Он обнял меня.
– Замёрзла? – заботливо спросил он.
– Немного.
Я вспомнила о предстоящей конференции. Что я буду говорить? Чем объясню новый диагноз?
– О чем задумалась?
– Всё о том же…
– Прорвёмся.
– Понимаешь, я написала тебе такой диагноз, который должен иметь серьезную причину.
– О чем ты?
– Видишь ли, судя по твоему поведению, я всё решила верно: сновидения, отрешённость от реальности, дереализация, двойная ложная ориентировка… Причины нет.
– Как это нет?
– Должно было быть сотрясении мозга, алкогольная или наркотическая интоксикация. У тебя этого не было.

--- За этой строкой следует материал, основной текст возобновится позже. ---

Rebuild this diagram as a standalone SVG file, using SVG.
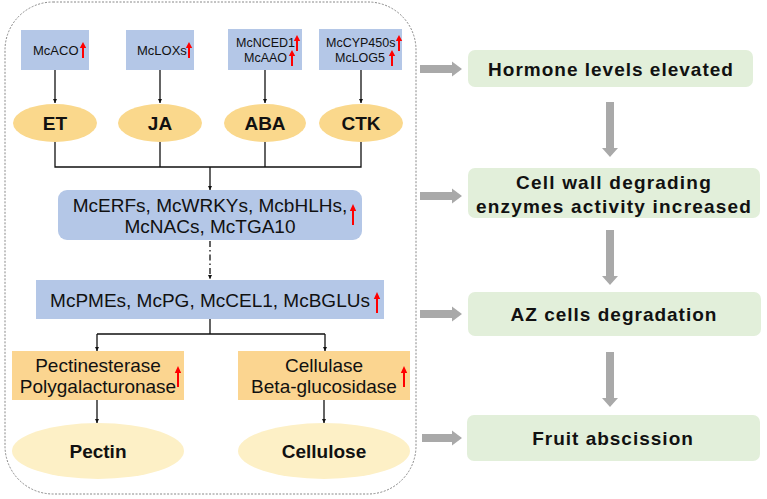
<svg xmlns="http://www.w3.org/2000/svg" width="767" height="499" viewBox="0 0 767 499">
<defs>
<style>
.t{font-family:"Liberation Sans",Arial,sans-serif;fill:#111}
.b{font-weight:bold}
.blue{fill:#b4c7e7}
.horm{fill:#fad88c}
.enz{fill:#fbd590}
.sub{fill:#fdf0c6}
.green{fill:#e2efda}
.gray{fill:#a9a9a9}
.red{fill:#ff0000}
.c{stroke:#111;stroke-width:1.3;fill:none}
</style>
<marker id="ah" viewBox="0 0 8 8" refX="8" refY="4" markerWidth="4" markerHeight="4" orient="auto" markerUnits="userSpaceOnUse">
<path d="M0,0 L8,4 L0,8 Z" fill="#111"/>
</marker>
<path id="up" d="M-1,16 L-1,6 L-3.2,6 L0,0 L3.2,6 L1,6 L1,16 Z"/>
<path id="upL" d="M-1,21 L-1,7 L-3.2,7 L0,0 L3.2,7 L1,7 L1,21 Z"/>
</defs>
<rect x="5" y="2" width="411" height="492" rx="48" ry="48" fill="none" stroke="#888" stroke-width="1" stroke-dasharray="2 1.5"/>
<g id="connectors">
<path class="c" d="M55,70 V103" marker-end="url(#ah)"/>
<path class="c" d="M160,70 V103" marker-end="url(#ah)"/>
<path class="c" d="M265,70 V103" marker-end="url(#ah)"/>
<path class="c" d="M361,70 V103" marker-end="url(#ah)"/>
<path class="c" d="M55,142 V167 H361 V142 M160,142 V167 M265,142 V167"/>
<path class="c" d="M210,167 V190" marker-end="url(#ah)"/>
<path class="c" d="M210,241 V279" stroke-dasharray="6 3 1.5 3" marker-end="url(#ah)"/>
<path class="c" d="M210,319 V334 M97,334 H325"/>
<path class="c" d="M97,334 V351" marker-end="url(#ah)"/>
<path class="c" d="M325,334 V351" marker-end="url(#ah)"/>
<path class="c" d="M97,400 V423" marker-end="url(#ah)"/>
<path class="c" d="M324,400 V423" marker-end="url(#ah)"/>
</g>
<g id="gray-arrows" class="gray">
<path d="M420,65 H452 V61.5 L462,69 L452,76.5 V73 H420 Z"/>
<path d="M420,192 H452 V188.5 L462,196 L452,203.5 V200 H420 Z"/>
<path d="M420,310 H452 V306.5 L462,314 L452,321.5 V318 H420 Z"/>
<path d="M422,434 H452 V430.5 L462,438 L452,445.5 V442 H422 Z"/>
<path d="M606,102 V148 H602 L610,157 L618,148 H614 V102 Z"/>
<path d="M606,230 V276 H602 L610,285 L618,276 H614 V230 Z"/>
<path d="M606,352 V398 H602 L610,407 L618,398 H614 V352 Z"/>
</g>
<g id="n-mcaco">
<rect class="blue" x="21" y="30" width="68" height="40"/>
<text class="t" x="33" y="55" font-size="13">McACO</text>
<use href="#up" class="red" x="83" y="42"/>
</g>
<g id="n-mclox">
<rect class="blue" x="126" y="30" width="68" height="40"/>
<text class="t" x="137" y="55" font-size="13">McLOXs</text>
<use href="#up" class="red" x="189" y="42"/>
</g>
<g id="n-mcnced">
<rect class="blue" x="228" y="29" width="74" height="41"/>
<text class="t" x="236" y="47" font-size="12.5">McNCED1</text>
<text class="t" x="244" y="62" font-size="12.5">McAAO</text>
<use href="#up" class="red" x="297" y="35" transform="scale(1)"/>
<use href="#up" class="red" x="292" y="50"/>
</g>
<g id="n-mccyp">
<rect class="blue" x="319" y="29" width="83" height="41"/>
<text class="t" x="326" y="47" font-size="12.5">McCYP450s</text>
<text class="t" x="335" y="62" font-size="12.5">McLOG5</text>
<use href="#up" class="red" x="399" y="35"/>
<use href="#up" class="red" x="392" y="50"/>
</g>
<g id="n-et">
<ellipse class="horm" cx="55" cy="123" rx="42" ry="19"/>
<text class="t b" x="55" y="130" font-size="19" text-anchor="middle">ET</text>
</g>
<g id="n-ja">
<ellipse class="horm" cx="160" cy="123" rx="42" ry="19"/>
<text class="t b" x="160" y="130" font-size="19" text-anchor="middle">JA</text>
</g>
<g id="n-aba">
<ellipse class="horm" cx="265" cy="123" rx="41" ry="19"/>
<text class="t b" x="265" y="130" font-size="19" text-anchor="middle">ABA</text>
</g>
<g id="n-ctk">
<ellipse class="horm" cx="361" cy="123" rx="42" ry="19"/>
<text class="t b" x="361" y="130" font-size="19" text-anchor="middle">CTK</text>
</g>
<g id="n-tf">
<rect class="blue" x="58" y="190" width="304" height="50" rx="9"/>
<text class="t" x="210" y="212" font-size="19" text-anchor="middle">McERFs, McWRKYs, McbHLHs,</text>
<text class="t" x="210" y="233" font-size="19" text-anchor="middle">McNACs, McTGA10</text>
<use href="#upL" class="red" x="353" y="204"/>
</g>
<g id="n-genes">
<rect class="blue" x="36" y="280" width="348" height="39"/>
<text class="t" x="210" y="307" font-size="19" text-anchor="middle">McPMEs, McPG, McCEL1, McBGLUs</text>
<use href="#upL" class="red" x="377" y="292"/>
</g>
<g id="n-pect-enz">
<rect class="enz" x="12" y="351" width="172" height="49"/>
<text class="t" x="98" y="372" font-size="19" text-anchor="middle">Pectinesterase</text>
<text class="t" x="98" y="393" font-size="19" text-anchor="middle">Polygalacturonase</text>
<use href="#upL" class="red" x="178" y="366"/>
</g>
<g id="n-cell-enz">
<rect class="enz" x="238" y="351" width="172" height="49"/>
<text class="t" x="324" y="372" font-size="19" text-anchor="middle">Cellulase</text>
<text class="t" x="324" y="393" font-size="19" text-anchor="middle">Beta-glucosidase</text>
<use href="#upL" class="red" x="404" y="366"/>
</g>
<g id="n-pectin">
<ellipse class="sub" cx="98" cy="451" rx="86" ry="28"/>
<text class="t b" x="98" y="458" font-size="19" text-anchor="middle">Pectin</text>
</g>
<g id="n-cellulose">
<ellipse class="sub" cx="324" cy="451" rx="86" ry="28"/>
<text class="t b" x="324" y="458" font-size="19" text-anchor="middle">Cellulose</text>
</g>
<g id="n-hormone">
<rect class="green" x="468" y="50" width="285" height="37" rx="7"/>
<text class="t b" x="611" y="76" font-size="19" letter-spacing="1" text-anchor="middle">Hormone levels elevated</text>
</g>
<g id="n-cellwall">
<rect class="green" x="468" y="168" width="292" height="50" rx="7"/>
<text class="t b" x="614" y="189" font-size="19" letter-spacing="1.2" text-anchor="middle">Cell wall degrading</text>
<text class="t b" x="614" y="213" font-size="19" letter-spacing="1.2" text-anchor="middle">enzymes activity increased</text>
</g>
<g id="n-az">
<rect class="green" x="468" y="292" width="293" height="44" rx="7"/>
<text class="t b" x="614" y="321" font-size="19" letter-spacing="1" text-anchor="middle">AZ cells degradation</text>
</g>
<g id="n-fruit">
<rect class="green" x="467" y="415" width="293" height="46" rx="7"/>
<text class="t b" x="613" y="445" font-size="19" letter-spacing="1" text-anchor="middle">Fruit abscission</text>
</g>
</svg>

– В конце концов, мы можем соврать.
– О чем?
– Скажем, что было сотрясение.
– Они могут провести диагностику.
– Они слишком ленивы для этого. Им плевать на всё. Можешь даже не переживать по этому поводу.
– И при каких обстоятельствах ты ее получил?

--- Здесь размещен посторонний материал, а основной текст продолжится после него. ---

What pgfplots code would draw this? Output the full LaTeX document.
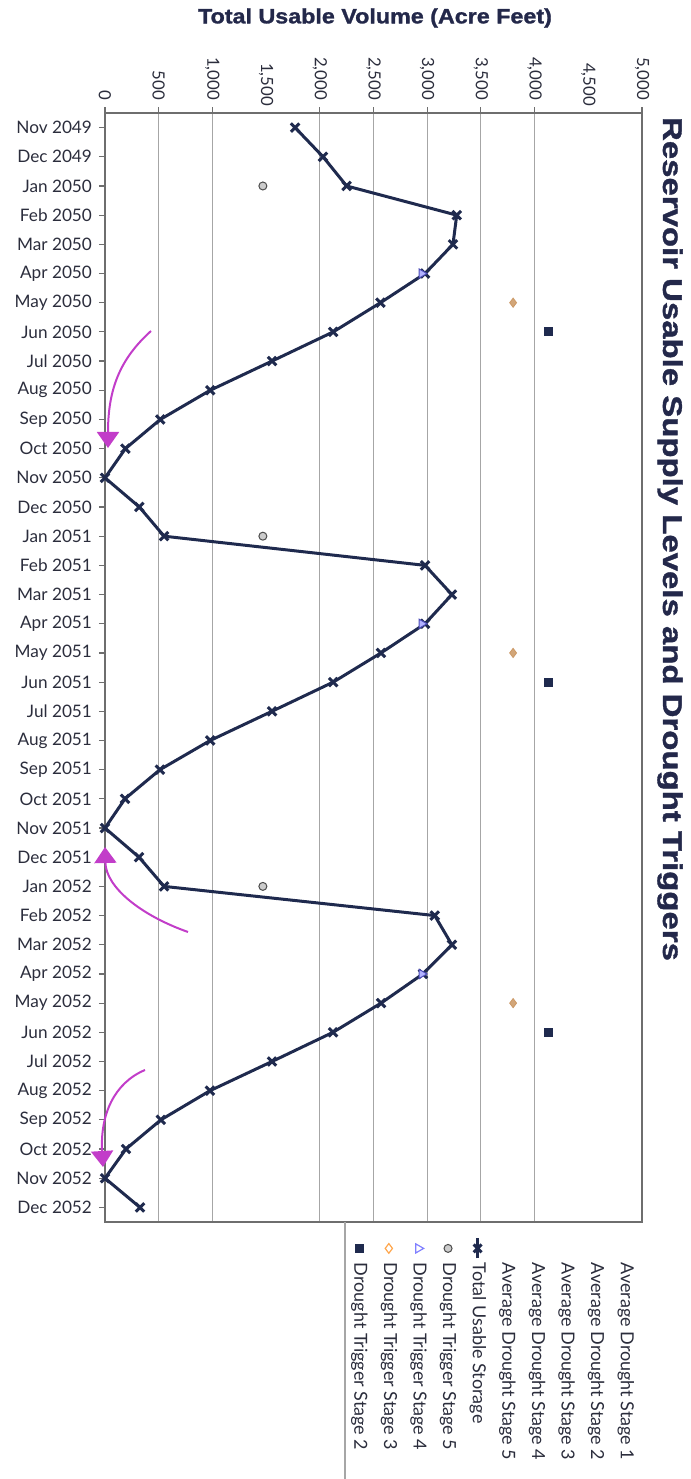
\documentclass[border=0pt]{standalone}
\usepackage{pgfplots}
\pgfplotsset{compat=1.18}
\usepackage{pgfplotstable}
\usepackage{fontspec}
\setmainfont{Lato}
\newfontfamily\titlefont[FakeStretch=1.22, FakeBold=1.3]{Liberation Sans}
\newfontfamily\labfont[FakeStretch=1.12, FakeBold=1.3]{Liberation Sans}
\usetikzlibrary{arrows.meta}
\definecolor{navy}{HTML}{1F2A4E}
\definecolor{titlec}{HTML}{23284A}
\definecolor{gridc}{HTML}{A6A6A6}
\definecolor{framec}{HTML}{6E6E6E}
\definecolor{magent}{HTML}{C23DC9}
\definecolor{txt}{HTML}{2B2D3C}
\pgfplotsset{
  singlemark legend/.style={legend image code/.code={\draw[##1, overlay] plot coordinates {(4.4pt,7pt)};}},
  vline legend/.style={legend image code/.code={\draw[##1, overlay, mark indices={2}] plot coordinates {(4.4pt,2pt)(4.4pt,7pt)(4.4pt,12pt)};}},
  blank legend/.style={legend image code/.code={}},
}
\pgfplotstableread{
i v
0 1770
1 2030
2 2250
3 3275
4 3240
5 2980
6 2565
7 2125
8 1555
9 980
10 515
11 190
12 0
13 320
14 550
15 2980
16 3230
17 2980
18 2570
19 2125
20 1555
21 980
22 512
23 186
24 0
25 317
26 550
27 3070
28 3230
29 2960
30 2570
31 2123
32 1555
33 978
34 520
35 195
36 0
37 326
}\storage
\pgfplotstableread{
i v
2 1470
14 1470
26 1470
}\stagefive
\pgfplotstableread{
i v
5 2950
17 2950
29 2950
}\stagefour
\pgfplotstableread{
i v
6 3800
18 3800
30 3800
}\stagethree
\pgfplotstableread{
i v
7 4125
19 4125
31 4125
}\stagetwo
\begin{document}
\begin{tikzpicture}
\path[use as bounding box] (0,0) rectangle (345.5pt,739.5pt);
\begin{axis}[
  at={(52.5pt,128.5pt)}, anchor=south west,
  width=268.5pt, height=554.5pt, scale only axis,
  xmin=0, xmax=5000, ymin=-0.5, ymax=37.5, y dir=reverse,
  xtick={0,500,1000,2000,2500,3000,3500,4000,5000},
  extra x ticks={1500,4500},
  extra x tick style={grid=none, major tick length=0pt},
  xtick pos=right, xticklabel pos=right,
  ytick={0,...,37},
  yticklabels={Nov 2049,Dec 2049,Jan 2050,Feb 2050,Mar 2050,Apr 2050,May 2050,Jun 2050,Jul 2050,Aug 2050,Sep 2050,Oct 2050,Nov 2050,Dec 2050,Jan 2051,Feb 2051,Mar 2051,Apr 2051,May 2051,Jun 2051,Jul 2051,Aug 2051,Sep 2051,Oct 2051,Nov 2051,Dec 2051,Jan 2052,Feb 2052,Mar 2052,Apr 2052,May 2052,Jun 2052,Jul 2052,Aug 2052,Sep 2052,Oct 2052,Nov 2052,Dec 2052},
  ytick pos=left, tick align=outside, major tick length=3pt,
  xmajorgrids, grid style={gridc, line width=0.6pt},
  axis line style={framec, line width=0.7pt},
  tick style={framec, line width=0.6pt},
  xticklabel style={rotate=-90, anchor=east, font=\fontsize{8.4}{9}\selectfont, text=txt},
  yticklabel style={font=\fontsize{8.6}{10}\selectfont, text=txt},
  /pgf/number format/1000 sep={,},
  /pgf/number format/assume math mode=true,
  legend columns=-1,
  legend style={at={(0.447,0)}, anchor=north west, draw=none, fill=none,
    font=\fontsize{9.0}{11}\selectfont, text=txt,
    inner xsep=2.5pt, inner ysep=20pt,
    nodes={rotate=-90, inner sep=0pt, text height=6.8pt, text depth=2pt},
    cells={anchor=west},
    /tikz/every odd column/.style={column sep=0pt},
    /tikz/every even column/.style={column sep=6pt}},
]
\addplot[navy, line width=1.5pt, mark=x, mark size=3pt, mark options={line width=1.5pt}, forget plot] table[x=v, y=i] {\storage};
\addplot[only marks, mark=*, mark size=2pt, mark options={fill=gray!40, draw=black!70, line width=0.5pt}, forget plot] table[x=v, y=i] {\stagefive};
\addplot[only marks, mark=triangle*, mark size=2.6pt, mark options={rotate=-90, fill=blue!30!white, draw=blue!60!black!70, line width=0.5pt}, forget plot] table[x=v, y=i] {\stagefour};
\addplot[only marks, mark=diamond*, mark size=2.3pt, mark options={fill=brown!70!white, draw=brown!80!white, line width=0.4pt}, forget plot] table[x=v, y=i] {\stagethree};
\addplot[only marks, mark=square*, mark size=2pt, mark options={fill=navy, draw=navy}, forget plot] table[x=v, y=i] {\stagetwo};

\addlegendimage{only marks, mark=square*, mark size=2pt, mark options={fill=navy, draw=navy}, singlemark legend}\addlegendentry{Drought Trigger Stage 2}
\addlegendimage{only marks, mark=diamond, mark size=2.4pt, mark options={draw=orange!70!white, fill=orange!10!white, line width=0.6pt}, singlemark legend}\addlegendentry{Drought Trigger Stage 3}
\addlegendimage{only marks, mark=triangle, mark size=2.6pt, mark options={rotate=-90, draw=blue!50!white, line width=0.6pt}, singlemark legend}\addlegendentry{Drought Trigger Stage 4}
\addlegendimage{only marks, mark=*, mark size=2pt, mark options={fill=gray!40, draw=black!70, line width=0.5pt}, singlemark legend}\addlegendentry{Drought Trigger Stage 5}
\addlegendimage{navy, line width=1.5pt, mark=x, mark size=2.8pt, mark options={line width=1.5pt}, vline legend}\addlegendentry{Total Usable Storage}
\addlegendimage{blank legend}\addlegendentry{Average Drought Stage 5}
\addlegendimage{blank legend}\addlegendentry{Average Drought Stage 4}
\addlegendimage{blank legend}\addlegendentry{Average Drought Stage 3}
\addlegendimage{blank legend}\addlegendentry{Average Drought Stage 2}
\addlegendimage{blank legend}\addlegendentry{Average Drought Stage 1}
\end{axis}
\draw[gridc, line width=0.6pt] (172.5pt,128.5pt) -- (172.5pt,0pt);
\node[text=titlec, font=\labfont\bfseries\fontsize{10.4}{12}\selectfont] at (187.5pt,730.5pt) {Total Usable Volume (Acre Feet)};
\node[rotate=-90, text=titlec, font=\titlefont\bfseries\fontsize{13.5}{15}\selectfont] at (335pt,470pt) {Reservoir Usable Supply Levels and Drought Triggers};
\draw[magent, line width=1pt, -{Triangle[length=8pt,width=11pt]}] (75.5pt,574pt) .. controls (60pt,560pt) and (54pt,545pt) .. (54pt,515.5pt);
\draw[magent, line width=1pt, -{Triangle[length=8pt,width=11pt]}] (94pt,273.5pt) .. controls (70pt,282pt) and (53pt,296pt) .. (52.5pt,316pt);
\draw[magent, line width=1pt, -{Triangle[length=8pt,width=11pt]}] (72.5pt,204.5pt) .. controls (57pt,198pt) and (50pt,182pt) .. (51.5pt,156pt);
\end{tikzpicture}
\end{document}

– Когда с другом выпрыгивал их окна…
– Мне интересно, что бы было, если бы тебя тогда поймали?
– Не знаю. Не задумывался над этим.
17.23.
Мы зашли в палату. Здесь было светло и прохладно. Так дышать было легко!
– Прекрати думать об этом! – запретил он мне. – Всё будет хорошо!
– С чего ты взял?
– Доверься мне.
У меня не было выбора, да и продолжать спор казалось бессмысленным. Он так был убежден, что мы справимся, поэтому у меня даже не оставалось шанса на сомнение.
18.00.
– Тебе пора домой, – заботливо заметил он, когда Ваня позвал его на ужин. – Ты сегодня устала. Отдыхай…

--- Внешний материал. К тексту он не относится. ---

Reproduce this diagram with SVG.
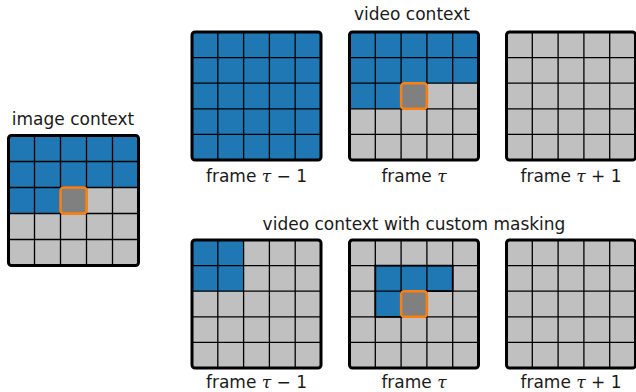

Я выглянула в окно и увидела папину машину.
– Проводишь меня до ворот? – попросила я.
Он с радостью откликнулся на мое предложение.
Мы подошли к калитке. Герман стоял спиной к улице, и, когда я его обняла, увидела, как папа с упрёком покачал головой.
– Я пойду? – робко спросила я.
– Да, конечно, – замешкался он, уступая мне дорогу.
Я дотронулась до ворот, он схватил меня за руку, притянул к себе, коснувшись пальцами моего подбородка, запрокинул мою голову немного назад и поцеловал.
Я забыла про весь мир. Зачем он мне был теперь нужен?
Когда я переступила границу, отделявшую клинику от свободы, села в машину. Герман же скрылся в мрачном холле больницы.
– И что это было? – строго спросил меня папа.
– Что было? – отвлекаясь от своих мыслей, уточнила я.
– Вот это сейчас что было?!
– Ты же всё видел… – устало ответила я.
– Да, и требую объяснений!
– Пап, мне уже двадцать два года. Я абсолютно взрослый человек, который так же, как и все, имеет право на счастье и любовь.
– Но не с пациентом психушки!
– Пап, он – нормальный.
– Нормальные, как ты выразилась, здесь не лежат!
18.22.
Мы заехали к Жене и забрали мои покупки. Дома нас ждала мама. Папа пообещал, что, когда мы приедем, будет серьезный разговор.
Отец пытался убедить меня в опасности моих увлечений. Я старалась доказать ему, что, общаясь с Германом больше месяца, не выявила у него и намека на агрессию хотя бы по отношению ко мне. Главным же моим аргументом, которым я оперировала вдоль и поперек, была любовь.